March 28, 2024

The 100 Thing Challenge

Aug. 15, 2010
The 100 Thing Challenge
If you’re into the ‘less is more’ lifestyle built on simplifying your life, you’ve probably heard of the “100 Thing Challenge.”
If not, then now’s your chance to have one heck of a garage sale this weekend.
The idea is to get rid of all of your possessions except for the 100 things you can’t live without for an extended period of time -- from 100 days to a year.
Blogger Dave Bruno (www.guynameddave.com) came up with the idea and has charted his progress (perhaps “regress” is a better word) online and in a soon-to-be-published book. He’s been feted in Time magazine as far back as 2008 and apparently has plenty of disciples who are busy ditching the clutter in their lives.
Bruno was motivated to reject consumerism not out of any strong belief in the so-called simple living movement, but by his Christian values:
“I am a Christian and feel strongly that a 100 Thing Challenge fits well with a Christian understanding of what’s most important in life, loving God and loving other people,” he writes on his blog. “And I suspect that living for an extended period of time outside of the soul-numbing habits of consumerism will spark a bit of the spiritual in pretty much any person. But a 100 Thing Challenge does not have to be religious.”

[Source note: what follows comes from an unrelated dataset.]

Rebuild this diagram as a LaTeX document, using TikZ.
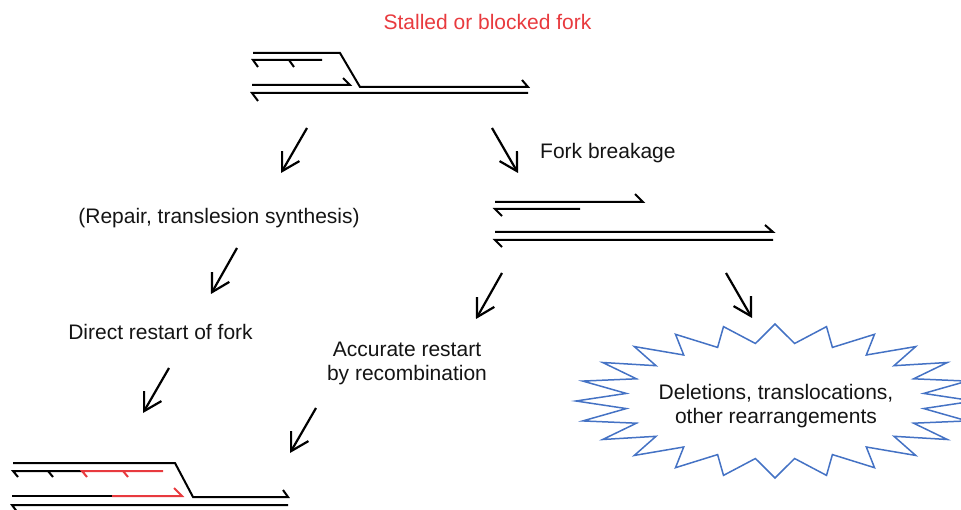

Amen, brutha’. If you check online you’ll find Bruno’s list of the 100 things he’s chosen to keep, including three Bibles, a mechanical pencil, wallet, iMac, MacBook Pro, cell phone, desk lamp, camera, backpack, tent, running shorts, seven t-shirts, etc. Turns out you can still own quite a pile of stuff, even if it’s only 100 things. Bruno fudges a bit by counting 10 pairs of underpants and six undershirts as one “thing” each, but otherwise, he keeps a pretty tight kit.
Closer to home, many of our recent ancestors owned very little of the junk we have piled up everywhere today. In his excellent book of local history, “Who We Were, What We Did,” Traverse City author Richard Fidler notes that 42% of persons living in Grand Traverse County in 1904 reported being “boarders” without property. “Many were retail clerks, laborers, students, and teachers,” Fidler writes. “For the most part, their scant possessions could be contained in a packing trunk. Though most could escape starvation and the cold, there were few amenities in their lives.”
Beyond simple poverty, getting rid of your possessions has long had religious or aesthetic overtones. Buddha, a prince who ran away from his earthly kingdom to become a holy man, set the 2,500-year tradition for his monks to own only a robe and a wooden bowl for begging food. And upon his death, the possessions of human rights champion Mohandas Gandhi could be counted on the fingers of his two hands: he owned two dinner bowls, a wooden fork and spoon, some porcelain monkeys, a diary, prayer book, watch, spittoon, letter openers and two pair of sandals. Gandhi also famously owned a spinning wheel to spin the cotton to make his clothes.
Some folks are finding the simple life to be a good way to go, especially during the recession. Last week, the New York Times wrote of a couple who got tired of being on the “work-spend treadmill” and decided to get off. Tammy Strobel (who was earning $40,000 per year, but was unhappy with her life) and her husband Logan Smith donated most of their belongings to charity, eventually giving up their cars as well. Today, they live on $24,000 per year in a 400-square-foot studio in Portland, Ore. and claim to be much happier. They are no longer in debt to the tune of $30,000, and spend what money they do have on experiences, such as travel.
As someone who enjoys traveling to the point of addiction, I can relate to that. My wife and I drive a couple of 10-year-old vehicles and I often reflect that people who buy cars on time payments are coughing up the equivalent of a round-trip ticket to San Francisco each month, year after year.
Well, each to their own. For some, the simple life is getting to be a matter of economic privation, rather than a lifestyle experiment. And needless to say, if everyone stops buying all of the consumer goodies that make the world go round, we’ll soon have the economy of the cave men to deal with.
It makes you wonder though, what will Dave Bruno do with all of his money once his book comes out? It’s sure to be a bestseller. And as a wise man once said, money is like manure: left in a pile it raises quite a stink, but spread it around and it makes things grow.